Sample Loss Analysis
In this section, we can see the results of a gradient-based explanatory algorithm to interpret what drives the model to make specific predictions. Extracting the model’s most important features and calculating derivatives of the loss function with respect to the activation maps enables us to analyze which of the informative features contributes most to the loss function. We then generate a heatmap with these features that shows the relevant information.
Let’s analyze the following sample containing the question: “when did Beyonce release ‘formation’?”. The correct predicted answer is: “February 6, 2016”. We see that the tokens that had the most impact on the model’s prediction are: ‘when’, ‘beyonce’, ‘release’, ‘released’, ‘formation’. Also the answer tokens:’ february’, ‘6’,’ 2016′, and the ‘[SEP]’ token.
False / Ambiguous Labeling
This section illustrates inaccurate and mislabeled samples.
Figure 11 shows a sample with the question, “The first successful water landing in the Indian Ocean by the Soviets was when?” (shown in green). The correct answer to this question is 1968. Although the ground truth indexes refer to the correct token values, they were labeled in an incorrect and unrelated location: “..during the summer of 1968, the Apollo program hit another snag: the first pilot…” (in yellow). The model correctly predicted the answer’s indexes, which are located in the right context sentence: “In September 1968, zond5 made a circumlunar flight… accomplishing the first successful water landing of the Soviet space program… “(in purple).
Figure 12 shows a sample with the question (shown in green): “Did Tesla graduate from the university?” The answer from the context is: “he never graduated from the university” (shown in purple). This was detected correctly by the model. However, the ground truth’s indexes refer to “no” (shown in yellow) in the sentence: “no Sundays or holidays…”. As in the above example, the indexes are incorrect and in an unrelated location to the question.
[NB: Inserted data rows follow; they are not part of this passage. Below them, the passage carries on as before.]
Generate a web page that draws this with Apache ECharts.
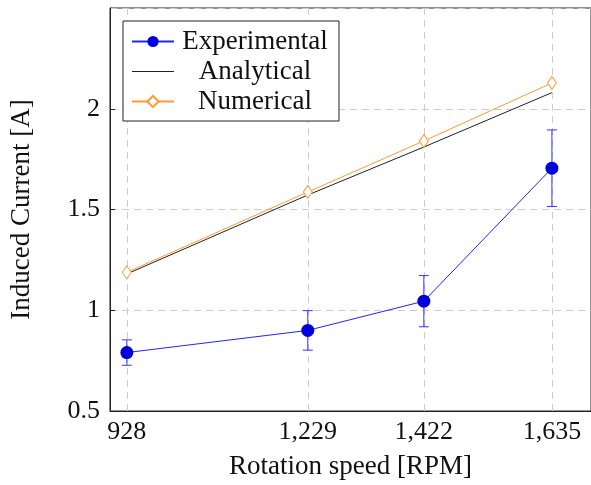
<!DOCTYPE html>
<html>
<head>
<meta charset="utf-8">
<script src="https://cdn.jsdelivr.net/npm/echarts@6/dist/echarts.min.js"></script>
<style>
  html, body { margin: 0; padding: 0; background: #fff; }
  #main { width: 591px; height: 485px; }
</style>
</head>
<body>
<div id="main"></div>
<script>
// rotation speeds [RPM]
const speeds = [928, 1229, 1422, 1635]
// induced current [A]
const experimental = [0.79, 0.90, 1.045, 1.705]
const expError = [0.063, 0.098, 0.127, 0.19]
const analytical = [1.18, 1.572, 1.81, 2.08]
const numerical = [1.188, 1.587, 1.84, 2.128]

const font = 'Liberation Serif'
const gridDash = { color: '#cccccc', width: 1, type: [7, 5] }

function pairs(values) {
  return speeds.map(function(s, i) {
    return [s, values[i]]
  })
}

const errData = speeds.map(function(s, i) {
  return [s, experimental[i] - expError[i], experimental[i] + expError[i]]
})

const myChart = echarts.init(document.getElementById('main'))

const option = {
  animation: false,
  backgroundColor: '#fff',
  textStyle: { fontFamily: font },
  grid: {
    left: 108,
    right: -3,
    top: 8,
    bottom: 73,
    show: true,
    borderColor: '#222',
    borderWidth: 1
  },
  legend: {
    data: [
      { name: 'Experimental' },
      { name: 'Analytical', icon: 'path://M0,0L42,0L42,1L0,1Z' }, // plain line, no marker
      { name: 'Numerical' }
    ],
    orient: 'vertical',
    left: 123,
    top: 21,
    padding: [7, 8, 6, 8],
    itemGap: 3,
    itemWidth: 42,
    itemHeight: 14,
    backgroundColor: '#fff',
    borderColor: '#222',
    borderWidth: 1,
    formatter: function(name) {
      return '{c|' + name + '}'
    },
    textStyle: {
      rich: {
        c: {
          width: 152,
          align: 'center',
          fontSize: 27,
          lineHeight: 28,
          fontFamily: font,
          color: '#111'
        }
      }
    }
  },
  xAxis: {
    type: 'value',
    min: 900,
    max: 1700,
    name: 'Rotation speed [RPM]',
    nameLocation: 'middle',
    nameGap: 42,
    nameTextStyle: { fontSize: 27, color: '#111', fontFamily: font },
    axisLine: { lineStyle: { color: '#222', width: 1 } },
    axisTick: { inside: true, length: 5, customValues: speeds, lineStyle: { color: '#222' } },
    axisLabel: {
      customValues: speeds,
      fontSize: 26,
      color: '#111',
      margin: 8,
      formatter: function(v) {
        return String(v).replace(/\B(?=(\d{3})+(?!\d))/g, ',')
      }
    },
    splitLine: { show: false }
  },
  yAxis: {
    type: 'value',
    min: 0.5,
    max: 2.5,
    interval: 0.5,
    name: 'Induced Current [A]',
    nameLocation: 'middle',
    nameGap: 75,
    nameTextStyle: { fontSize: 27, color: '#111', fontFamily: font },
    axisLine: { show: true, lineStyle: { color: '#222', width: 1 } },
    axisTick: { show: true, inside: true, length: 5, lineStyle: { color: '#222' } },
    axisLabel: { fontSize: 26, color: '#111', margin: 10, showMaxLabel: false },
    splitLine: { show: true, lineStyle: gridDash }
  },
  series: [
    {
      name: 'Analytical',
      type: 'line',
      data: pairs(analytical),
      symbol: 'none',
      z: 3,
      lineStyle: { color: '#222', width: 1 },
      itemStyle: { color: '#222' },
      markLine: {
        silent: true,
        symbol: 'none',
        label: { show: false },
        lineStyle: gridDash,
        z: 1,
        data: speeds.map(function(s) { return { xAxis: s } })
      }
    },
    {
      name: 'Numerical',
      type: 'line',
      data: pairs(numerical),
      symbol: 'diamond',
      symbolSize: [9, 13],
      showSymbol: true,
      z: 4,
      lineStyle: { color: '#ff9933', width: 1 },
      itemStyle: { color: '#fff', borderColor: '#ff9933', borderWidth: 1 }
    },
    {
      name: 'errorbars',
      type: 'custom',
      data: errData,
      z: 5,
      renderItem: function(params, api) {
        const x = api.value(0)
        const lo = api.coord([x, api.value(1)])
        const hi = api.coord([x, api.value(2)])
        const w = 5
        const style = { stroke: '#3333ff', lineWidth: 1 }
        return {
          type: 'group',
          children: [
            { type: 'line', shape: { x1: lo[0], y1: lo[1], x2: hi[0], y2: hi[1] }, style: style },
            { type: 'line', shape: { x1: lo[0] - w, y1: lo[1], x2: lo[0] + w, y2: lo[1] }, style: style },
            { type: 'line', shape: { x1: hi[0] - w, y1: hi[1], x2: hi[0] + w, y2: hi[1] }, style: style }
          ]
        }
      }
    },
    {
      name: 'Experimental',
      type: 'line',
      data: pairs(experimental),
      symbol: 'circle',
      symbolSize: 13,
      showSymbol: true,
      z: 6,
      lineStyle: { color: '#2222ff', width: 1 },
      itemStyle: { color: '#0000dd' }
    }
  ]
}

myChart.setOption(option)
</script>
</body>
</html>
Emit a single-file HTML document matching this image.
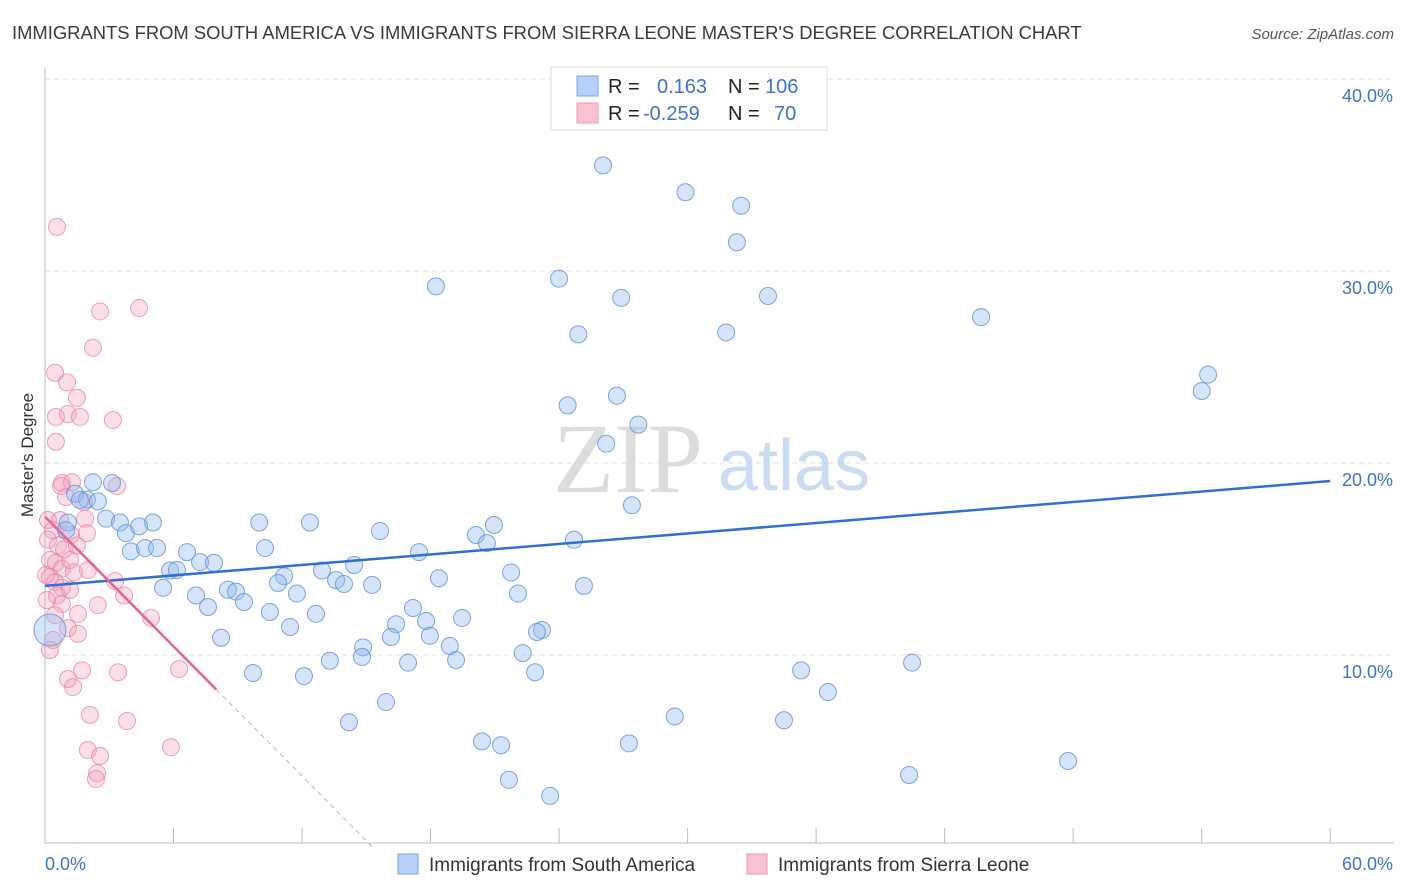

Figure 13 shows a sample with the question: “Who did Tesla think would run the world of the future?” (shown in green). Again, the ground-truth indexes are located in unrelated and inaccurate locations: “… on the ills of the social subservience of women“, while the model prediction refers to the correct context location: “… humanity’s future would be run by ‘queen bees'”.
Such cases distort the model’s performance and negatively affect its fitting when penalizing the model on these samples. We can solve these issues by changing the ground truth or by removing such samples.
I leveraged an informative latent space in this article to qualitatively evaluate and obtain insights on a language model. I showcased Applied Explainability techniques on the Question Answering (QA) task utilizing the SQuAD dataset and the Albert transformer-based model.
By exploring such a latent space, you could see how we can easily detect unlabeled clusters and handle those with high loss. I demonstrated different clustering approaches and Applied Explainability techniques. At the sample level, I showed an example of loss analysis and how it might help us to understand the model’s predictions. In addition, I found some labeling-related issues in our data.
Without the automatic generation of the informative latent space and additional Tensorleap analytic tools, drawing the conclusions discussed in this article would have demanded a great deal of time-consuming manual work.